Training part-of-speech taggers to build machine translation systems for less-resourced language pairs

  1. Sánchez Martínez, Felipe
  2. Armentano Oller, Carme
  3. Pérez Ortiz, Juan Antonio
  4. Forcada Zubizarreta, Mikel L.
Aldizkaria:
Procesamiento del lenguaje natural

ISSN: 1135-5948

Argitalpen urtea: 2007

Zenbakia: 39

Orrialdeak: 257-264

Mota: Artikulua

Beste argitalpen batzuk: Procesamiento del lenguaje natural

Laburpena

In this paper we review an unsupervised method that can be used to train the hidden-Markov-model-based part-of-speech taggers used within the opensource shallow-transfer machine translation (MT) engine Apertium. This method uses the remaining modules of the MT engine and a target language model to obtain part-of-speech taggers that are then used within the Apertium MT engine in order to produce translations.

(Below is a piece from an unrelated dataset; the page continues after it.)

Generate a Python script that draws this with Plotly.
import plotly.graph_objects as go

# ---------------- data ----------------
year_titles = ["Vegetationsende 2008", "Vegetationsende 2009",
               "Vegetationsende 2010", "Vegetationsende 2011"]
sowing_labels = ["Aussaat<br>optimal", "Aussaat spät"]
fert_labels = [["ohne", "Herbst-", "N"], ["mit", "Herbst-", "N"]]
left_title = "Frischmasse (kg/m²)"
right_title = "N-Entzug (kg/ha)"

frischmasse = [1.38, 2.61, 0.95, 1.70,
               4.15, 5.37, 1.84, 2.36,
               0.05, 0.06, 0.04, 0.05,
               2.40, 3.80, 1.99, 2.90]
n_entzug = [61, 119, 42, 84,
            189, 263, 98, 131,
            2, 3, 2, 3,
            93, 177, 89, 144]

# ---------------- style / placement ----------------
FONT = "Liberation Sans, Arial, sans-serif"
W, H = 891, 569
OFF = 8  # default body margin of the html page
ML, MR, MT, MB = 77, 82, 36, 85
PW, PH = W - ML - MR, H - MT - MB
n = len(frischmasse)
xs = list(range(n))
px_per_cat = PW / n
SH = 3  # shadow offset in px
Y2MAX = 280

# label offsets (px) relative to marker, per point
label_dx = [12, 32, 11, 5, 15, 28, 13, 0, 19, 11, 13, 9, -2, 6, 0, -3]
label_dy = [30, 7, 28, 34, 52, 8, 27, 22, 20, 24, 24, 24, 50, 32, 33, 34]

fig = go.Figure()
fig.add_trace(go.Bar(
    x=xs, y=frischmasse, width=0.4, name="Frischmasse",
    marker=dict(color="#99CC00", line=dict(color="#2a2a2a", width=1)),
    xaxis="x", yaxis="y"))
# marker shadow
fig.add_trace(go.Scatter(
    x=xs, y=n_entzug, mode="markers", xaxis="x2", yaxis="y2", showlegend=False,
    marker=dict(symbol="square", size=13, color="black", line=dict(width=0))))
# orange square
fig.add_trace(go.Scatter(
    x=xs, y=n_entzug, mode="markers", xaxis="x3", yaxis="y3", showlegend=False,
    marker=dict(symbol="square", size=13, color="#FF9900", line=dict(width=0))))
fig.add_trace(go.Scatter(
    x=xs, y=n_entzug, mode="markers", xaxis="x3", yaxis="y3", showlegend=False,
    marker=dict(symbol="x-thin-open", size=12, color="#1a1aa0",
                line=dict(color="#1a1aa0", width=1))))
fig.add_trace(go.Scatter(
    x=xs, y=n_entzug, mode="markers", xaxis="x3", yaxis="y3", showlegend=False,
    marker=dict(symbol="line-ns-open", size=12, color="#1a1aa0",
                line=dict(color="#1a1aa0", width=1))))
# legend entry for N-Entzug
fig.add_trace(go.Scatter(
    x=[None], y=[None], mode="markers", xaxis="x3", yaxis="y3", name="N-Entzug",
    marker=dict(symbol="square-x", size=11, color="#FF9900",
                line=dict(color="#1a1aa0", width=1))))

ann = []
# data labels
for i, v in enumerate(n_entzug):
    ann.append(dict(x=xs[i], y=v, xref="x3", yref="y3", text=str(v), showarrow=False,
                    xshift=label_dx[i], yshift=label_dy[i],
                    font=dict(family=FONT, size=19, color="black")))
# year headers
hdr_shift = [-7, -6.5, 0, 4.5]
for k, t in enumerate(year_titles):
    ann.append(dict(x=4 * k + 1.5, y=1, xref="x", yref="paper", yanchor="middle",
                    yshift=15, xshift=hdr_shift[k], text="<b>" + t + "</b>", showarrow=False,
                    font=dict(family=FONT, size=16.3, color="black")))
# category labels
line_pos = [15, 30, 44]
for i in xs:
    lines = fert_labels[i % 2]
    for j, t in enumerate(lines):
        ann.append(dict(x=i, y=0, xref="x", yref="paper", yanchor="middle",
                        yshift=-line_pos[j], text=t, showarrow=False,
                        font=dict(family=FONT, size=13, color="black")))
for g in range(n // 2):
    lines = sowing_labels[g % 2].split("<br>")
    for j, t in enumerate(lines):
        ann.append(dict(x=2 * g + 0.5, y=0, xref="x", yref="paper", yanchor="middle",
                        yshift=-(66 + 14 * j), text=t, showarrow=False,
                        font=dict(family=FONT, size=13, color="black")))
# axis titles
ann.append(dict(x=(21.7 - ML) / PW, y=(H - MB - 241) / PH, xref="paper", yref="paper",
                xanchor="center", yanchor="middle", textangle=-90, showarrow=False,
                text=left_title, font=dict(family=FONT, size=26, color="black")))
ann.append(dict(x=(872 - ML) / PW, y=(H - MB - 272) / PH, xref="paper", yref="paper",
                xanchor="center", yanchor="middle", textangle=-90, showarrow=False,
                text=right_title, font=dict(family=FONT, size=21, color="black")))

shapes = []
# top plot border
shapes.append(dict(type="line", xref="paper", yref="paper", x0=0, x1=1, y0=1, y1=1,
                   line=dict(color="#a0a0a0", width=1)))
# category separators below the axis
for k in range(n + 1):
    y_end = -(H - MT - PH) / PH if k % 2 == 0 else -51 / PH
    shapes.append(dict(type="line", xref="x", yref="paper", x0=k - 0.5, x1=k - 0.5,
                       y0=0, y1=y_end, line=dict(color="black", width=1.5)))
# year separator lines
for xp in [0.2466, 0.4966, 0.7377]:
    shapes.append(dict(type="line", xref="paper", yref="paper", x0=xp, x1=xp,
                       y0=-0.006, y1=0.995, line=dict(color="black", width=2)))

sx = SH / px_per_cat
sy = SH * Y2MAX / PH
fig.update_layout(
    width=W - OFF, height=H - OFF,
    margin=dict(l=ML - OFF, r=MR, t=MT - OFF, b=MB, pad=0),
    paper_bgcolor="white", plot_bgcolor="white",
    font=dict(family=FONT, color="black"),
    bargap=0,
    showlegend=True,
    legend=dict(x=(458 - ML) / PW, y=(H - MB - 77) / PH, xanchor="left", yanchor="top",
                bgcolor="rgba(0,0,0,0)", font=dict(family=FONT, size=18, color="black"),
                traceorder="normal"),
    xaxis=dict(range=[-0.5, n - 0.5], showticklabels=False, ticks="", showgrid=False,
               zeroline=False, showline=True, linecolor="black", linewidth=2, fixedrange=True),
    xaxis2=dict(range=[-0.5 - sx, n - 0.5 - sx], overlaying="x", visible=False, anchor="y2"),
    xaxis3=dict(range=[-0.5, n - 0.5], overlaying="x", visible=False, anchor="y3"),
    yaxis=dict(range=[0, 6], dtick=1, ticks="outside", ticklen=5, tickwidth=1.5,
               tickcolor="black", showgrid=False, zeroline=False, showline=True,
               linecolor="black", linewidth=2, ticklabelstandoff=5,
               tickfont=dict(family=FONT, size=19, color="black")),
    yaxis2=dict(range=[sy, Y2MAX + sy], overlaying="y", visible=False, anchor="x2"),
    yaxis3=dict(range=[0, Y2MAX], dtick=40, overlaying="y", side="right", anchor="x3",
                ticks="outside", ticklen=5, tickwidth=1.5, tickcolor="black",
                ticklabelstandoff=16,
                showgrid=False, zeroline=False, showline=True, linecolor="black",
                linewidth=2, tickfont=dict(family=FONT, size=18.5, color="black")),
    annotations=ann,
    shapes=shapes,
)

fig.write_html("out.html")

The experimental results on the Occitan-Catalan language pair (a case study of a less-resourced language pair) show that the amount of corpora needed by this training method is small compared with the usual corpus sizes needed by the standard (unsupervised) Baum-Welch algorithm. This makes the method appropriate to train part-of-speech taggers to be used in MT for less-resourced language pairs. Moreover, the translation performance of the MT system embedding the resulting part-of-speech tagger is comparatively better.